= EXERCISE =
Transcribe the material word for word, but without the images.

= MATERIAL =
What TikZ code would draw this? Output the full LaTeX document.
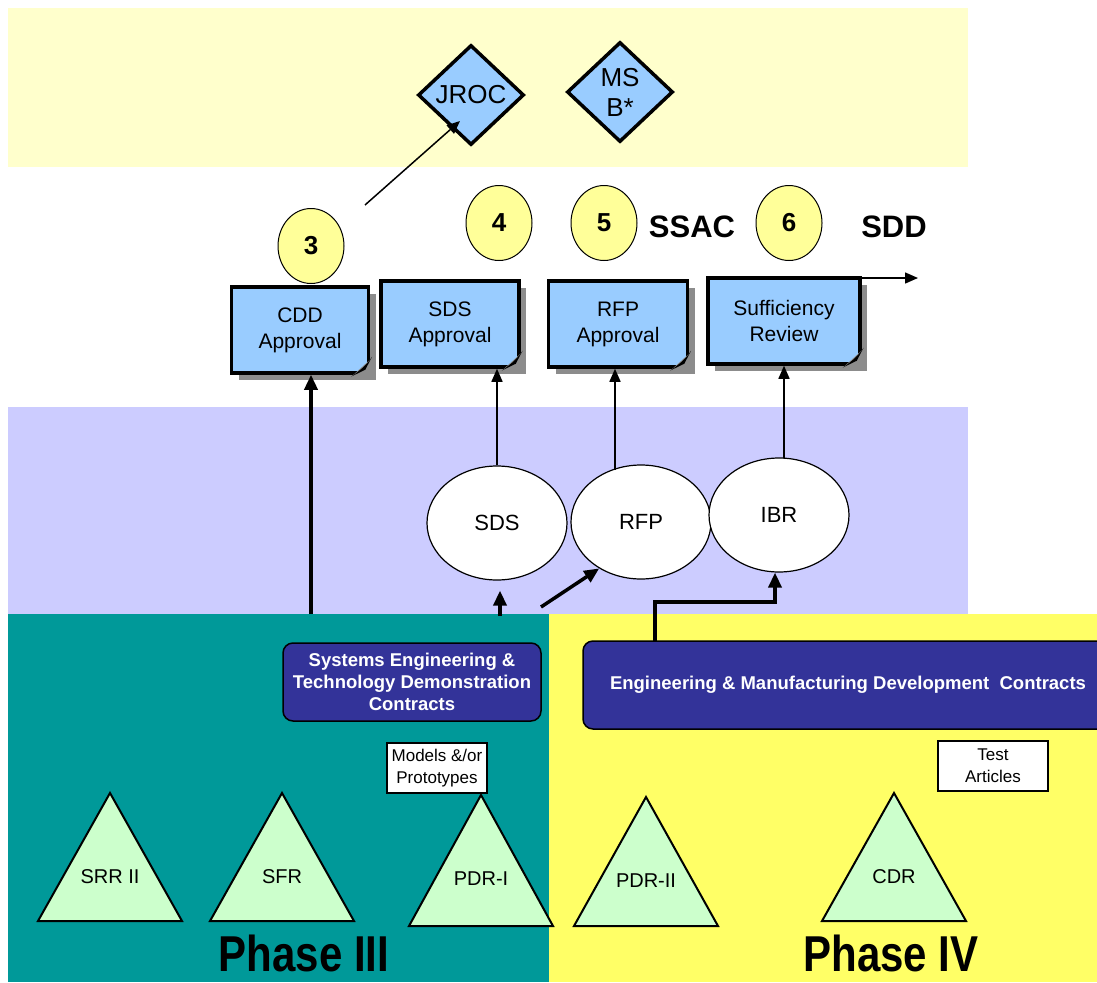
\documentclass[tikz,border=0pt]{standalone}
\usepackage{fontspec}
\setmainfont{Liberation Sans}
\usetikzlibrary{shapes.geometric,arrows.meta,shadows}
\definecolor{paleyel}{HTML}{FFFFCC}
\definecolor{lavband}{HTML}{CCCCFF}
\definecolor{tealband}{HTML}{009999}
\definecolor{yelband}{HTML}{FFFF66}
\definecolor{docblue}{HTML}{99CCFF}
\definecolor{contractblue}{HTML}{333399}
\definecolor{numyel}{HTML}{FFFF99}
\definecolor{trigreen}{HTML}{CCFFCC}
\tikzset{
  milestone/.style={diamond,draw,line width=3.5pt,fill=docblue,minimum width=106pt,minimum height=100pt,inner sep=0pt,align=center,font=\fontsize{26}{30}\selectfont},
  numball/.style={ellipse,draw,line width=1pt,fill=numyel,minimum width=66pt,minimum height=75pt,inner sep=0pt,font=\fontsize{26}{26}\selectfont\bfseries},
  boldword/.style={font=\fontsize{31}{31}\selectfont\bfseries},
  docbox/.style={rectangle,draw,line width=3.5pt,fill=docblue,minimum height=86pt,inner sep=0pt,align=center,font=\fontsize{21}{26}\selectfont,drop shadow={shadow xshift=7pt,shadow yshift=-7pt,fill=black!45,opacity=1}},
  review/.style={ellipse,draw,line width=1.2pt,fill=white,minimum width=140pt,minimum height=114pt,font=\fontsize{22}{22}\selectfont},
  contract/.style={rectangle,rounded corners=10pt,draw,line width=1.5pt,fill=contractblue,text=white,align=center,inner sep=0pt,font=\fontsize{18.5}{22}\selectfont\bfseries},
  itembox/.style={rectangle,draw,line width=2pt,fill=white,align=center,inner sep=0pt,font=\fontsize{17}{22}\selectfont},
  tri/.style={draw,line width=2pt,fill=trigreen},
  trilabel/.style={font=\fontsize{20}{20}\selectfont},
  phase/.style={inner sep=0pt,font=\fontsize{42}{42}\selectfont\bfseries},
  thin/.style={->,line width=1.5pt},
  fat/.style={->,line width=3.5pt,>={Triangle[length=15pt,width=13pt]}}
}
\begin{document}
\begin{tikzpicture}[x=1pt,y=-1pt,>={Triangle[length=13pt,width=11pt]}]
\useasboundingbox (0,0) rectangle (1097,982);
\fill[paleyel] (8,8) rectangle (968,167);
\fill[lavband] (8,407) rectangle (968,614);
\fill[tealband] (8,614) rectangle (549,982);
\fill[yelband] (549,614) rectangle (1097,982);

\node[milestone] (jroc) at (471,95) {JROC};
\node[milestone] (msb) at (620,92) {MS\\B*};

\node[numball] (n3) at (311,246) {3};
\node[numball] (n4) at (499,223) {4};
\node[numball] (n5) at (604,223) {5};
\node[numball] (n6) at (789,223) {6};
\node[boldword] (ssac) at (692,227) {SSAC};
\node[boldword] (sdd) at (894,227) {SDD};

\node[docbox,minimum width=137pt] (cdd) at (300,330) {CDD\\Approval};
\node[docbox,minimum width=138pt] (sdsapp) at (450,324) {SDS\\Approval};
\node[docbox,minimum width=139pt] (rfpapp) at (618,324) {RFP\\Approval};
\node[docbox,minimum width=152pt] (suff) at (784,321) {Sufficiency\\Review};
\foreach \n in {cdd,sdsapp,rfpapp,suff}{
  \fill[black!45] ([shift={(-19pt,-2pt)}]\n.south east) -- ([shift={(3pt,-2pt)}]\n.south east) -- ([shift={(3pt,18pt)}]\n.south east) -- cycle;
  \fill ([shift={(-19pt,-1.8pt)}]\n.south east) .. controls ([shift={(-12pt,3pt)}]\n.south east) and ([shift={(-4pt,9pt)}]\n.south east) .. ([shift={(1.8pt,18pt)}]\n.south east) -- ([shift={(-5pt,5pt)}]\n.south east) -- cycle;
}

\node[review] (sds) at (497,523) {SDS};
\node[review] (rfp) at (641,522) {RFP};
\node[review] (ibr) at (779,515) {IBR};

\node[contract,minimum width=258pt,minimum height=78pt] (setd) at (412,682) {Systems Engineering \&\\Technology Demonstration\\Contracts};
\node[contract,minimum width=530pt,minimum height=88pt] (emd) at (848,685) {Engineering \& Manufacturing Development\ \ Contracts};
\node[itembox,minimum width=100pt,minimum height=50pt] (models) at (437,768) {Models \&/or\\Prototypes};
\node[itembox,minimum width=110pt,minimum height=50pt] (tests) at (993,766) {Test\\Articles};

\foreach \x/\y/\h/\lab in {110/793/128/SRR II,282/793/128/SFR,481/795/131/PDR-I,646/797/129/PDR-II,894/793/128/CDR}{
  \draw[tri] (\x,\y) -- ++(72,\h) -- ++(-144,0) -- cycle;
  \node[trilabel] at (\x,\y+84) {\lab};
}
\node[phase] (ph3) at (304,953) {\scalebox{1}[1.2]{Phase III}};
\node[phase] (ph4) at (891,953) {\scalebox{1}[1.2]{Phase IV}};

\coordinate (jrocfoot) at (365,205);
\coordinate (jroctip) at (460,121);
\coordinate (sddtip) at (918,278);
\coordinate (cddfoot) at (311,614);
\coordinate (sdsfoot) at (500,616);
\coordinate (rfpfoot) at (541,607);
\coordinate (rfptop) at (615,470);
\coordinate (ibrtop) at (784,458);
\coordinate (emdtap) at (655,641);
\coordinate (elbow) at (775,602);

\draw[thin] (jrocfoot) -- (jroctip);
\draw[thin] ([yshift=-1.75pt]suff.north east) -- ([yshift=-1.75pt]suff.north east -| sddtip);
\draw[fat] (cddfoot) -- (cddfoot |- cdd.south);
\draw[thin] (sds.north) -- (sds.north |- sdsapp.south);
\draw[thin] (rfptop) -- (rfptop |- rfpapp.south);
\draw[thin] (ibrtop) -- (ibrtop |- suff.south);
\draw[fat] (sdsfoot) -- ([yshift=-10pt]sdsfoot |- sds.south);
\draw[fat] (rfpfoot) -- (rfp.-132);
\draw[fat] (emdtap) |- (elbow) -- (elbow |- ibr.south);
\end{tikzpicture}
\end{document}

= CORRECT OUTPUT =
What TikZ code would draw this? Output the full LaTeX document.
\documentclass[tikz,border=0pt]{standalone}
\usepackage{fontspec}
\setmainfont{Liberation Sans}
\usetikzlibrary{shapes.geometric,arrows.meta,shadows}
\definecolor{paleyel}{HTML}{FFFFCC}
\definecolor{lavband}{HTML}{CCCCFF}
\definecolor{tealband}{HTML}{009999}
\definecolor{yelband}{HTML}{FFFF66}
\definecolor{docblue}{HTML}{99CCFF}
\definecolor{contractblue}{HTML}{333399}
\definecolor{numyel}{HTML}{FFFF99}
\definecolor{trigreen}{HTML}{CCFFCC}
\tikzset{
  milestone/.style={diamond,draw,line width=3.5pt,fill=docblue,minimum width=106pt,minimum height=100pt,inner sep=0pt,align=center,font=\fontsize{26}{30}\selectfont},
  numball/.style={ellipse,draw,line width=1pt,fill=numyel,minimum width=66pt,minimum height=75pt,inner sep=0pt,font=\fontsize{26}{26}\selectfont\bfseries},
  boldword/.style={font=\fontsize{31}{31}\selectfont\bfseries},
  docbox/.style={rectangle,draw,line width=3.5pt,fill=docblue,minimum height=86pt,inner sep=0pt,align=center,font=\fontsize{21}{26}\selectfont,drop shadow={shadow xshift=7pt,shadow yshift=-7pt,fill=black!45,opacity=1}},
  review/.style={ellipse,draw,line width=1.2pt,fill=white,minimum width=140pt,minimum height=114pt,font=\fontsize{22}{22}\selectfont},
  contract/.style={rectangle,rounded corners=10pt,draw,line width=1.5pt,fill=contractblue,text=white,align=center,inner sep=0pt,font=\fontsize{18.5}{22}\selectfont\bfseries},
  itembox/.style={rectangle,draw,line width=2pt,fill=white,align=center,inner sep=0pt,font=\fontsize{17}{22}\selectfont},
  tri/.style={draw,line width=2pt,fill=trigreen},
  trilabel/.style={font=\fontsize{20}{20}\selectfont},
  phase/.style={inner sep=0pt,font=\fontsize{42}{42}\selectfont\bfseries},
  thin/.style={->,line width=1.5pt},
  fat/.style={->,line width=3.5pt,>={Triangle[length=15pt,width=13pt]}}
}
\begin{document}
\begin{tikzpicture}[x=1pt,y=-1pt,>={Triangle[length=13pt,width=11pt]}]
\useasboundingbox (0,0) rectangle (1097,982);
\fill[paleyel] (8,8) rectangle (968,167);
\fill[lavband] (8,407) rectangle (968,614);
\fill[tealband] (8,614) rectangle (549,982);
\fill[yelband] (549,614) rectangle (1097,982);

\node[milestone] (jroc) at (471,95) {JROC};
\node[milestone] (msb) at (620,92) {MS\\B*};

\node[numball] (n3) at (311,246) {3};
\node[numball] (n4) at (499,223) {4};
\node[numball] (n5) at (604,223) {5};
\node[numball] (n6) at (789,223) {6};
\node[boldword] (ssac) at (692,227) {SSAC};
\node[boldword] (sdd) at (894,227) {SDD};

\node[docbox,minimum width=137pt] (cdd) at (300,330) {CDD\\Approval};
\node[docbox,minimum width=138pt] (sdsapp) at (450,324) {SDS\\Approval};
\node[docbox,minimum width=139pt] (rfpapp) at (618,324) {RFP\\Approval};
\node[docbox,minimum width=152pt] (suff) at (784,321) {Sufficiency\\Review};
\foreach \n in {cdd,sdsapp,rfpapp,suff}{
  \fill[black!45] ([shift={(-19pt,-2pt)}]\n.south east) -- ([shift={(3pt,-2pt)}]\n.south east) -- ([shift={(3pt,18pt)}]\n.south east) -- cycle;
  \fill ([shift={(-19pt,-1.8pt)}]\n.south east) .. controls ([shift={(-12pt,3pt)}]\n.south east) and ([shift={(-4pt,9pt)}]\n.south east) .. ([shift={(1.8pt,18pt)}]\n.south east) -- ([shift={(-5pt,5pt)}]\n.south east) -- cycle;
}

\node[review] (sds) at (497,523) {SDS};
\node[review] (rfp) at (641,522) {RFP};
\node[review] (ibr) at (779,515) {IBR};

\node[contract,minimum width=258pt,minimum height=78pt] (setd) at (412,682) {Systems Engineering \&\\Technology Demonstration\\Contracts};
\node[contract,minimum width=530pt,minimum height=88pt] (emd) at (848,685) {Engineering \& Manufacturing Development\ \ Contracts};
\node[itembox,minimum width=100pt,minimum height=50pt] (models) at (437,768) {Models \&/or\\Prototypes};
\node[itembox,minimum width=110pt,minimum height=50pt] (tests) at (993,766) {Test\\Articles};

\foreach \x/\y/\h/\lab in {110/793/128/SRR II,282/793/128/SFR,481/795/131/PDR-I,646/797/129/PDR-II,894/793/128/CDR}{
  \draw[tri] (\x,\y) -- ++(72,\h) -- ++(-144,0) -- cycle;
  \node[trilabel] at (\x,\y+84) {\lab};
}
\node[phase] (ph3) at (304,953) {\scalebox{1}[1.2]{Phase III}};
\node[phase] (ph4) at (891,953) {\scalebox{1}[1.2]{Phase IV}};

\coordinate (jrocfoot) at (365,205);
\coordinate (jroctip) at (460,121);
\coordinate (sddtip) at (918,278);
\coordinate (cddfoot) at (311,614);
\coordinate (sdsfoot) at (500,616);
\coordinate (rfpfoot) at (541,607);
\coordinate (rfptop) at (615,470);
\coordinate (ibrtop) at (784,458);
\coordinate (emdtap) at (655,641);
\coordinate (elbow) at (775,602);

\draw[thin] (jrocfoot) -- (jroctip);
\draw[thin] ([yshift=-1.75pt]suff.north east) -- ([yshift=-1.75pt]suff.north east -| sddtip);
\draw[fat] (cddfoot) -- (cddfoot |- cdd.south);
\draw[thin] (sds.north) -- (sds.north |- sdsapp.south);
\draw[thin] (rfptop) -- (rfptop |- rfpapp.south);
\draw[thin] (ibrtop) -- (ibrtop |- suff.south);
\draw[fat] (sdsfoot) -- ([yshift=-10pt]sdsfoot |- sds.south);
\draw[fat] (rfpfoot) -- (rfp.-132);
\draw[fat] (emdtap) |- (elbow) -- (elbow |- ibr.south);
\end{tikzpicture}
\end{document}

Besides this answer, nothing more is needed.